Now the Arkansas Constitution says: --
"All men have a natural and indefeasible right to worship Almighty God according to the dictates of their own consciences; no man can of right be compelled to attend, erect, or support any place of worship, or to maintain any ministry, against his consent. No human authority can, in any case or manner whatsoever, control or interfere with the right of conscience; and no preference shall ever be given by law to any religious establishment, denomination, or mode of worship, above any other."
This report of the Bar Association says, "In the case of Scoles vs.
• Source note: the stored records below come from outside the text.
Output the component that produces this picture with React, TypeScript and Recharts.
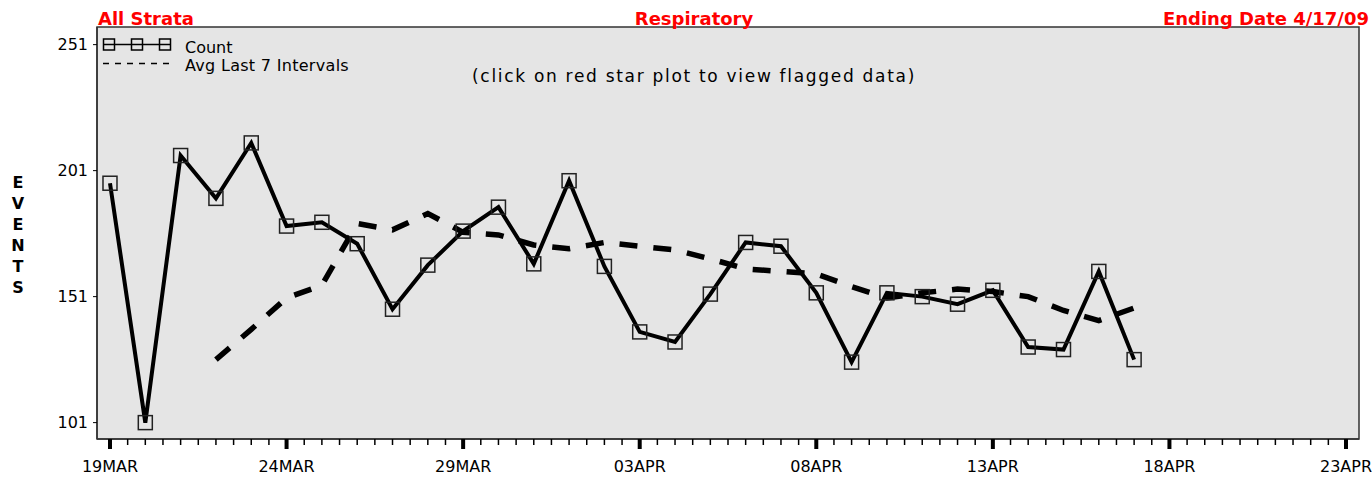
// Respiratory event counts with a 7-interval running average, SAS-style plot.
import { Line, LineChart, ReferenceArea, XAxis, YAxis } from "recharts";

const dates = [
  "19MAR", "20MAR", "21MAR", "22MAR", "23MAR", "24MAR", "25MAR", "26MAR", "27MAR", "28MAR",
  "29MAR", "30MAR", "31MAR", "01APR", "02APR", "03APR", "04APR", "05APR", "06APR", "07APR",
  "08APR", "09APR", "10APR", "11APR", "12APR", "13APR", "14APR", "15APR", "16APR", "17APR",
];
const countValues = [
  196, 101, 207, 190, 212, 179, 180.5, 172, 146, 163.5,
  177, 186.5, 164, 197, 163, 137, 133, 152, 172.5, 171,
  152.5, 125, 152.5, 151, 148, 153.5, 131, 130, 161, 126,
];
const avgValues: (number | null)[] = [
  null, null, null, 126, 138, 150.5, 155.5, 180, 177.5, 184,
  176.5, 175.5, 171.5, 170, 172.5, 171, 169.5, 166, 162, 161,
  160, 155, 150.5, 152.5, 154, 153, 151, 145.5, 141.5, 146.5,
];
const xTickLabels = ["19MAR", "24MAR", "29MAR", "03APR", "08APR", "13APR", "18APR", "23APR"];
const yTicks = [101, 151, 201, 251];
const countName = "Count";
const avgName = "Avg Last 7 Intervals";
const eventsLetters = ["E", "V", "E", "N", "T", "S"];

const data = dates.map((d, i) => ({ day: i, date: d, count: countValues[i], avg: avgValues[i] }));
// half-day minor ticks, labelled every 5 days
const xTicks = Array.from({ length: (xTickLabels.length - 1) * 10 + 1 }, (_, i) => i / 2);

const FONT = "DejaVu Sans";

function DayTick({ x, y, payload }: any) {
  const v = payload.value as number;
  const major = v % 5 === 0;
  return (
    <g>
      <line x1={x} x2={x} y1={y} y2={y + (major ? 10 : 6)} stroke="#000" strokeWidth={major ? 4 : 1.5} />
      {major && (
        <text x={x} y={y + 33} textAnchor="middle" fontSize={16} fontFamily={FONT} fill="#000">
          {xTickLabels[v / 5]}
        </text>
      )}
    </g>
  );
}

function SquareDot({ cx, cy }: any) {
  if (cx == null || cy == null) return null;
  return <rect x={cx - 7} y={cy - 7} width={14} height={14} fill="none" stroke="#222" strokeWidth={1.5} />;
}

export default function App() {
  return (
    <div style={{ position: "absolute", left: 0, top: 0, width: 1372, height: 477, background: "#fff", fontFamily: FONT }}>
      <LineChart width={1372} height={477} data={data} margin={{ top: 27, right: 13, bottom: 0, left: 0 }}>
        <XAxis
          dataKey="day"
          type="number"
          domain={[-0.368, 35.368]}
          ticks={xTicks}
          interval={0}
          tick={<DayTick />}
          tickLine={false}
          tickSize={0}
          tickMargin={0}
          height={38}
          axisLine={{ stroke: "#333", strokeWidth: 1.5 }}
          allowDataOverflow
        />
        <YAxis
          type="number"
          domain={[94.5, 258]}
          ticks={yTicks}
          interval={0}
          width={97}
          tickSize={4}
          tickMargin={5}
          tick={{ fontSize: 16, fill: "#000", fontFamily: FONT }}
          tickLine={{ stroke: "#000" }}
          axisLine={{ stroke: "#333", strokeWidth: 1.5 }}
          allowDataOverflow
        />
        <ReferenceArea x1={-0.368} x2={35.368} y1={94.5} y2={258} fill="#e5e5e5" fillOpacity={1} stroke="#333" strokeWidth={1.5} />
        <Line
          dataKey="avg"
          name={avgName}
          type="linear"
          stroke="#000"
          strokeWidth={5.5}
          strokeDasharray="18 16"
          dot={false}
          activeDot={false}
          isAnimationActive={false}
        />
        <Line
          dataKey="count"
          name={countName}
          type="linear"
          stroke="#000"
          strokeWidth={4}
          dot={<SquareDot />}
          activeDot={false}
          isAnimationActive={false}
        />
      </LineChart>
      <svg width={1372} height={477} style={{ position: "absolute", left: 0, top: 0, pointerEvents: "none" }} fontFamily={FONT}>
        <text x={98} y={25} fill="#f00" fontSize={18} fontWeight="bold">All Strata</text>
        <text x={694} y={25} fill="#f00" fontSize={18} fontWeight="bold" textAnchor="middle">Respiratory</text>
        <text x={1369} y={25} fill="#f00" fontSize={18} fontWeight="bold" textAnchor="end">Ending Date 4/17/09</text>
        {eventsLetters.map((c, i) => (
          <text key={i} x={18} y={188 + i * 21} fontSize={16} fontWeight="bold" textAnchor="middle" fill="#000">{c}</text>
        ))}
        <line x1={103} x2={171} y1={44.5} y2={44.5} stroke="#000" strokeWidth={1.5} />
        {[109, 137, 165].map((sx) => (
          <rect key={sx} x={sx - 5.5} y={39} width={11} height={11} fill="none" stroke="#000" strokeWidth={1.5} />
        ))}
        <text x={185} y={52.5} fontSize={16} fill="#000">{countName}</text>
        <line x1={103} x2={171} y1={63.5} y2={63.5} stroke="#000" strokeWidth={1.5} strokeDasharray="6 6" />
        <text x={185} y={71} fontSize={16} fill="#000" letterSpacing={0.3}>{avgName}</text>
        <text x={472} y={81.5} fontSize={17} fill="#000" letterSpacing={1.7}>(click on red star plot to view flagged data)</text>
      </svg>
    </div>
  );
}
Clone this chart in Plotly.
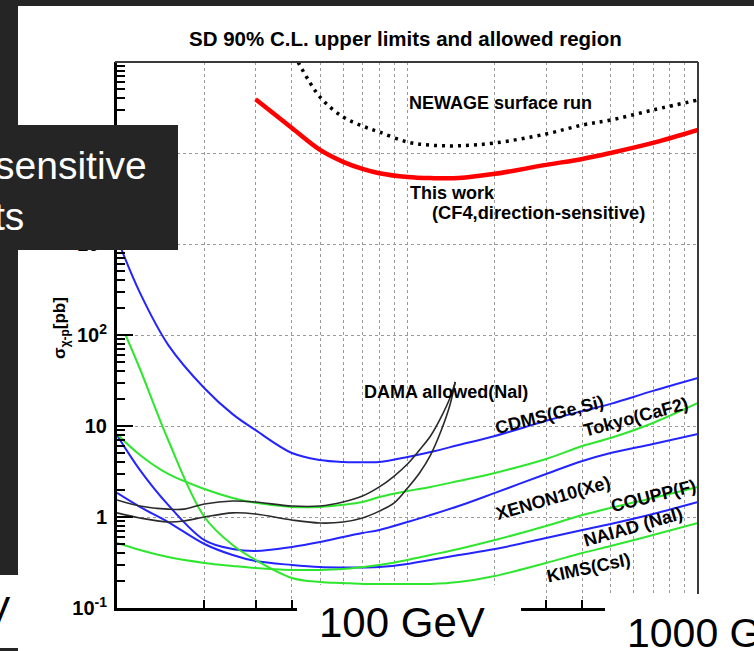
import plotly.graph_objects as go

# ---------------- data (mass in GeV, cross-section in pb) ----------------
newage_mass = [42, 50, 60, 70, 80, 100, 120, 150, 200, 300, 400, 500, 700, 1000]
newage_sigma = [1.0e5, 41200, 24900, 19800, 17000, 13200, 12200, 12000, 12900, 16200, 20300, 23000, 29700, 38200]

this_mass = [30, 40, 50, 60, 70, 80, 100, 120, 150, 200, 300, 400, 500, 700, 1000]
this_sigma = [39000, 18800, 10800, 8000, 6700, 6000, 5450, 5300, 5300, 5900, 7400, 8600, 10000, 12900, 17900]

mass = [10, 12, 15, 20, 25, 30, 40, 50, 60, 70, 80, 100, 120, 150, 200, 300, 400, 500, 700, 1000]
cdms_sigma = [1160, 290, 78, 26, 13.5, 9.0, 5.05, 4.23, 4.02, 4.0, 4.02, 4.56, 5.18, 6.18, 7.76, 11.4, 14.6, 17.5, 24.3, 33.7]
tokyo_sigma = [8.17, 4.80, 2.97, 2.03, 1.62, 1.43, 1.29, 1.29, 1.36, 1.46, 1.66, 1.93, 2.14, 2.49, 3.05, 4.34, 6.03, 7.38, 10.8, 17.9]
xenon_sigma = [7.96, 3.28, 1.36, 0.558, 0.445, 0.423, 0.468, 0.531, 0.603, 0.667, 0.72, 0.881, 1.05, 1.32, 1.84, 2.97, 4.12, 5.05, 6.34, 8.17]
naiad_sigma = [1.84, 1.29, 0.881, 0.505, 0.382, 0.328, 0.297, 0.282, 0.279, 0.279, 0.282, 0.305, 0.337, 0.382, 0.445, 0.588, 0.72, 0.838, 1.08, 1.46]
coupp_sigma = [0.518, 0.434, 0.363, 0.313, 0.29, 0.275, 0.262, 0.262, 0.268, 0.282, 0.297, 0.337, 0.382, 0.445, 0.558, 0.796, 1.05, 1.26, 1.62, 2.14]

kims_mass = [10.7, 12, 15, 20, 25, 30, 40, 50, 60, 70, 80, 100, 120, 150, 200, 300, 400, 500, 700, 1000]
kims_sigma = [100, 42.3, 7.02, 1.0, 0.492, 0.337, 0.214, 0.193, 0.188, 0.184, 0.184, 0.184, 0.184, 0.193, 0.225, 0.313, 0.402, 0.48, 0.634, 0.859]

dama_mass = [10, 12, 15, 17, 20, 25, 30, 40, 50, 60, 70, 80, 90, 100, 110, 120, 130, 140, 146]
dama_upper = [1.54, 1.32, 1.22, 1.22, 1.39, 1.50, 1.46, 1.32, 1.32, 1.46, 1.70, 2.14, 2.82, 3.82, 5.45, 7.76, 12.2, 20.3, 30.5]
dama_lower = [1.11, 0.975, 0.881, 0.904, 1.0, 1.11, 1.08, 0.927, 0.859, 0.881, 0.975, 1.16, 1.43, 2.08, 3.05, 4.80, 8.59, 17.0, 30.5]

y_tickvals = [0.1, 1, 10, 100, 1000, 10000]
y_ticktext = ["10<sup>-1</sup>", "1", "10", "10<sup>2</sup>", "10<sup>3</sup>", "10<sup>4</sup>"]
x_gridvals = [20, 30, 40, 50, 60, 70, 80, 90, 100, 200, 300, 400, 500, 600, 700, 800, 900]

# ---------------- layout geometry (pixels) ----------------
W, H = 754, 651
PL, PR, PT, PB = 117, 698, 62, 608


def px(x):
    return (x - PL) / (PR - PL)


def py(y):
    return (PB - y) / (PB - PT)


BLUE = "#2424ff"
GREEN = "#2ee62e"
DAMA = "#2a2a2a"
FONT = "Liberation Sans, Arial, sans-serif"

fig = go.Figure()


def add_line(x, y, color, width, dash="solid"):
    fig.add_trace(go.Scatter(x=x, y=y, mode="lines",
                             line=dict(color=color, width=width, dash=dash, shape="spline", smoothing=1.0),
                             hoverinfo="skip"))


add_line(mass, cdms_sigma, BLUE, 2)
add_line(mass, xenon_sigma, BLUE, 2)
add_line(mass, naiad_sigma, BLUE, 2)
add_line(mass, tokyo_sigma, GREEN, 2)
add_line(mass, coupp_sigma, GREEN, 2)
add_line(kims_mass, kims_sigma, GREEN, 2)
add_line(dama_mass, dama_upper, DAMA, 1.6)
add_line(dama_mass, dama_lower, DAMA, 1.6)
add_line(this_mass, this_sigma, "#ff0000", 4.5)
add_line(newage_mass, newage_sigma, "#000000", 3.5, dash="3px,5px")

minor_y = [m * 10 ** e for e in range(-1, 5) for m in range(2, 10)]

fig.update_layout(
    width=W, height=H,
    margin=dict(l=PL, r=W - PR, t=PT, b=H - PB, pad=0),
    paper_bgcolor="white", plot_bgcolor="white",
    showlegend=False,
    font=dict(family=FONT, color="black"),
    xaxis=dict(type="log", range=[1, 3], tickmode="array", tickvals=x_gridvals,
               ticks="inside", ticklen=8, tickwidth=1.5, tickcolor="black",
               showticklabels=False, showgrid=True, gridcolor="#9a9a9a", griddash="dot", gridwidth=1,
               showline=True, linewidth=3, linecolor="black", zeroline=False),
    yaxis=dict(type="log", range=[-1, 5], tickmode="array", tickvals=y_tickvals, ticktext=y_ticktext,
               ticks="inside", ticklen=16, tickwidth=2, tickcolor="black",
               tickfont=dict(family=FONT, size=20, color="black", weight="bold"),
               ticklabelstandoff=3,
               showgrid=True, gridcolor="#9a9a9a", griddash="dot", gridwidth=1,
               minor=dict(tickmode="array", tickvals=minor_y, ticks="inside", ticklen=8,
                          tickwidth=2, tickcolor="black", showgrid=False),
               showline=True, linewidth=3, linecolor="black", zeroline=False),
)

DARK = "#252525"
shapes = []


def rect(x0, y0, x1, y1, color):
    shapes.append(dict(type="rect", xref="paper", yref="paper", layer="above",
                       x0=px(x0), x1=px(x1), y0=py(y1), y1=py(y0),
                       fillcolor=color, line=dict(width=0)))


def seg(x0, y0, x1, y1, color, width):
    shapes.append(dict(type="line", xref="paper", yref="paper", layer="above",
                       x0=px(x0), x1=px(x1), y0=py(y0), y1=py(y1),
                       line=dict(color=color, width=width)))


# frame top and right
seg(PL - 2, PT, PR, PT, "#3a3a3a", 2)
seg(PR, PT, PR, PB, "#3a3a3a", 2)
# slide background pieces
rect(0, 0, W, 6, DARK)
rect(0, 0, 18, 575, DARK)
rect(0, 648, 18, H, DARK)
rect(0, 125, 178, 250, DARK)
# white label boxes on the slide
rect(0, 575, 60, 648, "white")
rect(297, 585, 521, H, "white")
rect(605, 594, W, H, "white")
fig.update_layout(shapes=shapes)

ann = []


def text(t, x, y, size, xanchor="left", angle=0, bold=True, color="black"):
    ann.append(dict(text=t, xref="paper", yref="paper", x=px(x), y=py(y),
                    xanchor=xanchor, yanchor="middle", showarrow=False, textangle=angle,
                    font=dict(family=FONT, size=size, color=color, weight="bold" if bold else "normal")))


text("SD 90% C.L. upper limits and allowed region", 405, 39, 20.5, xanchor="center")
text("NEWAGE surface run", 407, 103, 18)
text("This work", 408, 193, 18)
text("(CF4,direction-sensitive)", 430, 212, 18.3)
text("DAMA allowed(NaI)", 362, 392, 18)
text("CDMS(Ge,Si)", 549, 415, 18, xanchor="center", angle=-14)
text("Tokyo(CaF2)", 636, 417, 18, xanchor="center", angle=-15)
text("XENON10(Xe)", 553, 498, 18, xanchor="center", angle=-16)
text("COUPP(F)", 653, 496, 18, xanchor="center", angle=-14)
text("NAIAD (NaI)", 633, 527, 18, xanchor="center", angle=-16)
text("KIMS(CsI)", 588, 568, 18, xanchor="center", angle=-12)
text("σ<sub>χ-p</sub>[pb]", 61, 328, 17, xanchor="center", angle=-90)
# slide overlay texts
text("sensitive", 149, 165, 39, xanchor="right", bold=False, color="white")
text("ts", 26, 216, 39, xanchor="right", bold=False, color="white")
text("100 GeV", 317, 622, 42, bold=False)
text("1000 G", 625, 633, 41, bold=False)
text("10 GeV", 12, 610, 39, xanchor="right", bold=False)
fig.update_layout(annotations=ann)

fig.write_html("out.html")
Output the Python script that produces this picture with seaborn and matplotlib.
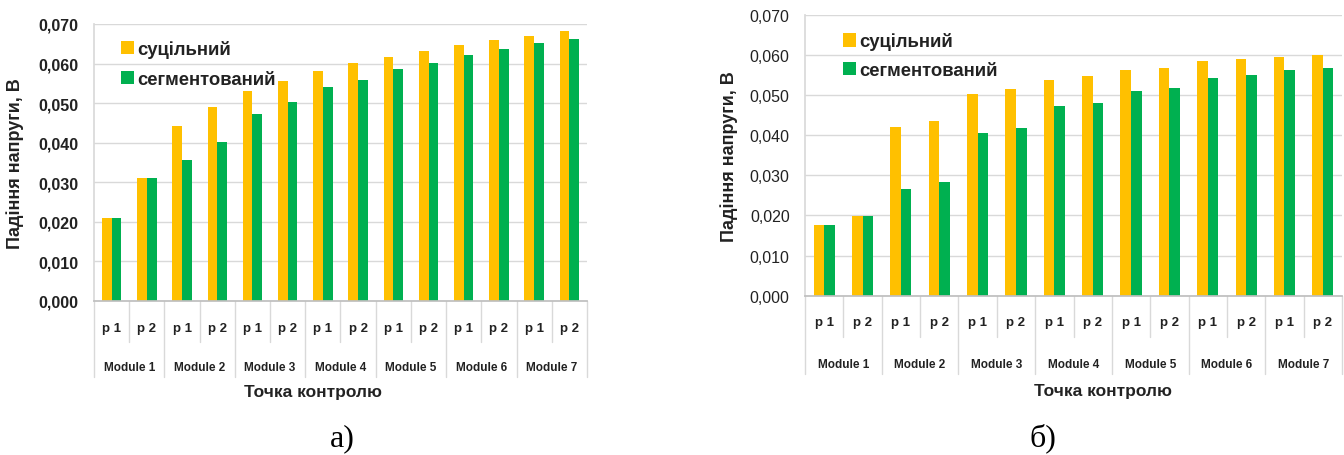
import numpy as np
import pandas as pd
import matplotlib
matplotlib.use("Agg")
import matplotlib.pyplot as plt
import matplotlib.transforms as mtrans
from matplotlib.ticker import FuncFormatter, MultipleLocator
import seaborn as sns

# ---------------- data ----------------
modules = ["Module 1", "Module 2", "Module 3", "Module 4", "Module 5", "Module 6", "Module 7"]
points = ["p 1", "p 2"]
series = ["суцільний", "сегментований"]

a_solid = [0.0211, 0.0312, 0.0442, 0.0489, 0.0530, 0.0556, 0.0580, 0.0601,
           0.0616, 0.0632, 0.0648, 0.0659, 0.0670, 0.0683]
a_segm = [0.0211, 0.0312, 0.0356, 0.0403, 0.0472, 0.0503, 0.0540, 0.0559,
          0.0587, 0.0601, 0.0622, 0.0636, 0.0652, 0.0662]
b_solid = [0.0175, 0.0199, 0.0421, 0.0435, 0.0502, 0.0514, 0.0537, 0.0548,
           0.0561, 0.0567, 0.0584, 0.0590, 0.0594, 0.0600]
b_segm = [0.0175, 0.0199, 0.0266, 0.0282, 0.0405, 0.0419, 0.0473, 0.0480,
          0.0511, 0.0518, 0.0542, 0.0550, 0.0561, 0.0567]

ylabel = "Падіння напруги, В"
xlabel = "Точка контролю"
panel_labels = ["а)", "б)"]

YELLOW = "#FFC000"
GREEN = "#00B050"
GRID = "#D9D9D9"

sns.set_theme(style="white")
plt.rcParams["font.family"] = ["Liberation Sans", "DejaVu Sans"]

cat_keys = [f"{m}|{p}" for m in modules for p in points]


def make_df(solid, segm):
    rows = []
    for k, v in zip(cat_keys, solid):
        rows.append({"cat": k, "val": v, "type": series[0]})
    for k, v in zip(cat_keys, segm):
        rows.append({"cat": k, "val": v, "type": series[1]})
    return pd.DataFrame(rows)


fig = plt.figure(figsize=(13.44, 4.56), dpi=100)

W, H = 1344.0, 456.0
specs = [
    dict(left=94, right=587, top=25, bottom=302, solid=a_solid, segm=a_segm,
         bold_ticks=True, ylab_x=24, leg=(0.021, 1.003), legsp=0.72,
         plabel=329, psep=343, mlabel=368, msep=378, xlab=(313, 393),
         panel=(342, 439)),
    dict(left=805, right=1342, top=15.7, bottom=296.7, solid=b_solid, segm=b_segm,
         bold_ticks=False, ylab_x=738, leg=(0.040, 0.996), legsp=0.62,
         plabel=323, psep=338, mlabel=365, msep=375, xlab=(1103, 392),
         panel=(1043, 438)),
]

for i, s in enumerate(specs):
    ax = fig.add_axes([s["left"] / W, (H - s["bottom"]) / H,
                       (s["right"] - s["left"]) / W, (s["bottom"] - s["top"]) / H])
    df = make_df(s["solid"], s["segm"])
    sns.barplot(data=df, x="cat", y="val", hue="type", order=cat_keys,
                hue_order=series, palette=[YELLOW, GREEN], width=0.55,
                linewidth=0, saturation=1, ax=ax, errorbar=None)
    ax.set_xlim(-0.5, len(cat_keys) - 0.5)
    ax.set_ylim(0, 0.070)
    ax.yaxis.set_major_locator(MultipleLocator(0.010))
    ax.yaxis.set_major_formatter(FuncFormatter(lambda v, p: f"{v:.3f}".replace(".", ",")))
    ax.set_axisbelow(True)
    ax.grid(axis="y", color=GRID, linewidth=1.0)
    for side in ["top", "right"]:
        ax.spines[side].set_visible(False)
    ax.spines["left"].set_color(GRID)
    ax.spines["bottom"].set_color("#BFBFBF")
    ax.tick_params(axis="y", length=6, color=GRID, pad=5, labelsize=11.5,
                   labelcolor="#222222")
    for t in ax.get_yticklabels():
        t.set_fontweight("bold" if s["bold_ticks"] else "normal")
    ax.set_xticks([])
    ax.set_xlabel("")
    ax.set_ylabel(ylabel, fontsize=13, fontweight="bold", color="#222222")
    ax.yaxis.set_label_coords((s["ylab_x"] - s["left"]) / (s["right"] - s["left"]), 0.5)

    # legend
    handles, labels = ax.get_legend_handles_labels()
    leg = ax.legend(handles, labels, loc="upper left", bbox_to_anchor=s["leg"],
                    frameon=False, handlelength=0.72, handleheight=0.72,
                    handletextpad=0.15, labelspacing=s["legsp"],
                    prop={"size": 13.3, "weight": "bold"})
    for t in leg.get_texts():
        t.set_color("#222222")

    # category area below axes
    h = s["bottom"] - s["top"]
    fr = lambda ypx: (s["bottom"] - ypx) / h
    trans = mtrans.blended_transform_factory(ax.transData, ax.transAxes)
    n = len(cat_keys)
    for k in range(n + 1):
        xb = k - 0.5
        ybot = fr(s["msep"]) if k % 2 == 0 else fr(s["psep"])
        ax.plot([xb, xb], [0, ybot], transform=trans, color=GRID, lw=1.0,
                clip_on=False)
    for k, key in enumerate(cat_keys):
        ax.text(k, fr(s["plabel"]), key.split("|")[1], transform=trans,
                ha="center", va="center", fontsize=9.5, fontweight="bold",
                color="#222222")
    for m, name in enumerate(modules):
        ax.text(2 * m + 0.5, fr(s["mlabel"]), name, transform=trans,
                ha="center", va="center", fontsize=8.5, fontweight="bold",
                color="#222222")
    fig.text(s["xlab"][0] / W, (H - s["xlab"][1]) / H, xlabel, ha="center",
             va="center", fontsize=12.5, fontweight="bold", color="#222222")

    fig.text(s["panel"][0] / W, (H - s["panel"][1]) / H, panel_labels[i],
             ha="center", va="center", fontsize=23,
             family=["Liberation Serif", "DejaVu Serif"], color="black")

fig.savefig("out.png", dpi=100, facecolor="white")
State, our Supreme Court was compelled to affirm a judgment against a member of one of these churches, for worshiping God according to the dictates of his own conscience."
The members of the Supreme Court being members of the Bar Association, in that report it is confessed that they confirmed a judgment against a man for doing that which the Constitution explicitly declares all men have a natural and indefeasible right to do.